◆ **What is required**:
Emit the data below verbatim, stripping out any pictures.

◆ **Data block**:
------------------------------------
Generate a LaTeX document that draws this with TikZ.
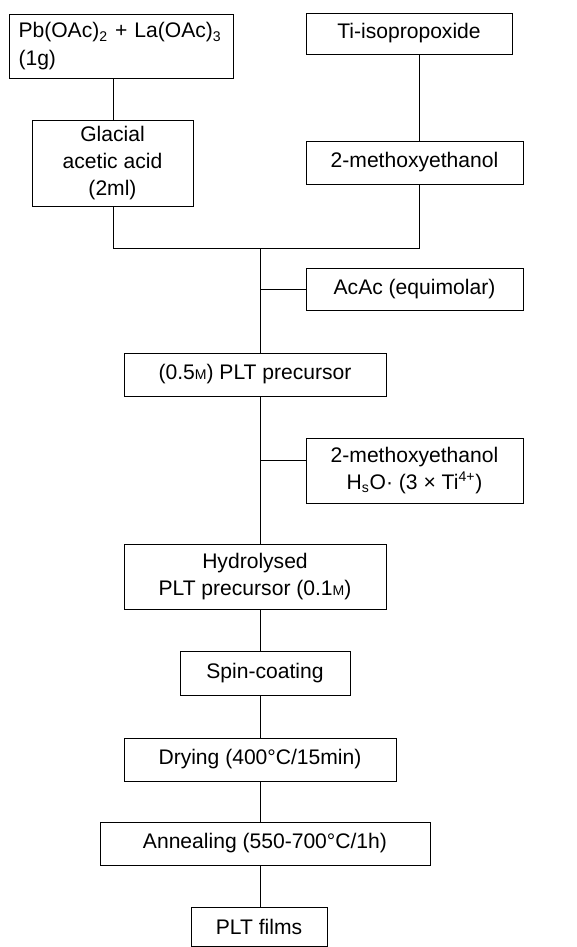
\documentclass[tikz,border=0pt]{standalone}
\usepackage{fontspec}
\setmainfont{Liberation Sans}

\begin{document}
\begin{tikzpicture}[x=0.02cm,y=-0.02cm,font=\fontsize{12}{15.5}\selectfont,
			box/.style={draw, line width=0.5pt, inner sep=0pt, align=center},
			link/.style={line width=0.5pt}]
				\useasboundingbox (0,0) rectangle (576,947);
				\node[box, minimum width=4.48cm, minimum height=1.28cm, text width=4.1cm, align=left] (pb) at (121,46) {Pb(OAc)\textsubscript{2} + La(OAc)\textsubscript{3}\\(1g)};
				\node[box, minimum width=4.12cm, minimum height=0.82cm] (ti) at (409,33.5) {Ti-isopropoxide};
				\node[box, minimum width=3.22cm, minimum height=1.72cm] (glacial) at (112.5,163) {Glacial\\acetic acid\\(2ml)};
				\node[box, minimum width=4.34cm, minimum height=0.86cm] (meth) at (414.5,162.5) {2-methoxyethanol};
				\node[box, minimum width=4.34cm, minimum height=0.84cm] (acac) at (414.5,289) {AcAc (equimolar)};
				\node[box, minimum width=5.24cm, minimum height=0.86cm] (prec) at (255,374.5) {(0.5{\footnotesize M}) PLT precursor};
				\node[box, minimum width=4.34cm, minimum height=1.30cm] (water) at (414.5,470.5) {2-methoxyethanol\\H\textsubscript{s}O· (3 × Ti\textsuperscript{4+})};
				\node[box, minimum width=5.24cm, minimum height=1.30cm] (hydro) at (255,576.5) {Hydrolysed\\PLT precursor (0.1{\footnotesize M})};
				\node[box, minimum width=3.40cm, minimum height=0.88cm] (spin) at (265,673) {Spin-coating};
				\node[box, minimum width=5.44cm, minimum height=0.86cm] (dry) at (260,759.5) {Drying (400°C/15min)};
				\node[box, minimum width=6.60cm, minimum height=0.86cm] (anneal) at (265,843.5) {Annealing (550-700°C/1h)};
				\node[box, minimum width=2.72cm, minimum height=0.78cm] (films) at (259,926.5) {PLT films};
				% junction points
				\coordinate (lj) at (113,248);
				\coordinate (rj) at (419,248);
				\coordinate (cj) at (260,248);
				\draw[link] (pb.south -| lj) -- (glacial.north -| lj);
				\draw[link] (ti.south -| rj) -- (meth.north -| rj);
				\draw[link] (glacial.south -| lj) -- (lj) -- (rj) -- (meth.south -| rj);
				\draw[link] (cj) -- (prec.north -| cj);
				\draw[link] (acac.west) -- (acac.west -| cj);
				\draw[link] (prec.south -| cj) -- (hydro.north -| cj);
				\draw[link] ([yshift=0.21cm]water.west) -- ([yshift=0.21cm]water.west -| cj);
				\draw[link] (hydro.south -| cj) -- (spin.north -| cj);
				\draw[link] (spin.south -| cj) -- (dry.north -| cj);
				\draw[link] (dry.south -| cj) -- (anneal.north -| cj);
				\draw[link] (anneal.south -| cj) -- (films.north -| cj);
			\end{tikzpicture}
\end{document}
------------------------------------
◆ **Response to this exercise**:
Generate a LaTeX document that draws this with TikZ.
\documentclass[tikz,border=0pt]{standalone}
\usepackage{fontspec}
\setmainfont{Liberation Sans}

\begin{document}
\begin{tikzpicture}[x=0.02cm,y=-0.02cm,font=\fontsize{12}{15.5}\selectfont,
			box/.style={draw, line width=0.5pt, inner sep=0pt, align=center},
			link/.style={line width=0.5pt}]
				\useasboundingbox (0,0) rectangle (576,947);
				\node[box, minimum width=4.48cm, minimum height=1.28cm, text width=4.1cm, align=left] (pb) at (121,46) {Pb(OAc)\textsubscript{2} + La(OAc)\textsubscript{3}\\(1g)};
				\node[box, minimum width=4.12cm, minimum height=0.82cm] (ti) at (409,33.5) {Ti-isopropoxide};
				\node[box, minimum width=3.22cm, minimum height=1.72cm] (glacial) at (112.5,163) {Glacial\\acetic acid\\(2ml)};
				\node[box, minimum width=4.34cm, minimum height=0.86cm] (meth) at (414.5,162.5) {2-methoxyethanol};
				\node[box, minimum width=4.34cm, minimum height=0.84cm] (acac) at (414.5,289) {AcAc (equimolar)};
				\node[box, minimum width=5.24cm, minimum height=0.86cm] (prec) at (255,374.5) {(0.5{\footnotesize M}) PLT precursor};
				\node[box, minimum width=4.34cm, minimum height=1.30cm] (water) at (414.5,470.5) {2-methoxyethanol\\H\textsubscript{s}O· (3 × Ti\textsuperscript{4+})};
				\node[box, minimum width=5.24cm, minimum height=1.30cm] (hydro) at (255,576.5) {Hydrolysed\\PLT precursor (0.1{\footnotesize M})};
				\node[box, minimum width=3.40cm, minimum height=0.88cm] (spin) at (265,673) {Spin-coating};
				\node[box, minimum width=5.44cm, minimum height=0.86cm] (dry) at (260,759.5) {Drying (400°C/15min)};
				\node[box, minimum width=6.60cm, minimum height=0.86cm] (anneal) at (265,843.5) {Annealing (550-700°C/1h)};
				\node[box, minimum width=2.72cm, minimum height=0.78cm] (films) at (259,926.5) {PLT films};
				% junction points
				\coordinate (lj) at (113,248);
				\coordinate (rj) at (419,248);
				\coordinate (cj) at (260,248);
				\draw[link] (pb.south -| lj) -- (glacial.north -| lj);
				\draw[link] (ti.south -| rj) -- (meth.north -| rj);
				\draw[link] (glacial.south -| lj) -- (lj) -- (rj) -- (meth.south -| rj);
				\draw[link] (cj) -- (prec.north -| cj);
				\draw[link] (acac.west) -- (acac.west -| cj);
				\draw[link] (prec.south -| cj) -- (hydro.north -| cj);
				\draw[link] ([yshift=0.21cm]water.west) -- ([yshift=0.21cm]water.west -| cj);
				\draw[link] (hydro.south -| cj) -- (spin.north -| cj);
				\draw[link] (spin.south -| cj) -- (dry.north -| cj);
				\draw[link] (dry.south -| cj) -- (anneal.north -| cj);
				\draw[link] (anneal.south -| cj) -- (films.north -| cj);
			\end{tikzpicture}
\end{document}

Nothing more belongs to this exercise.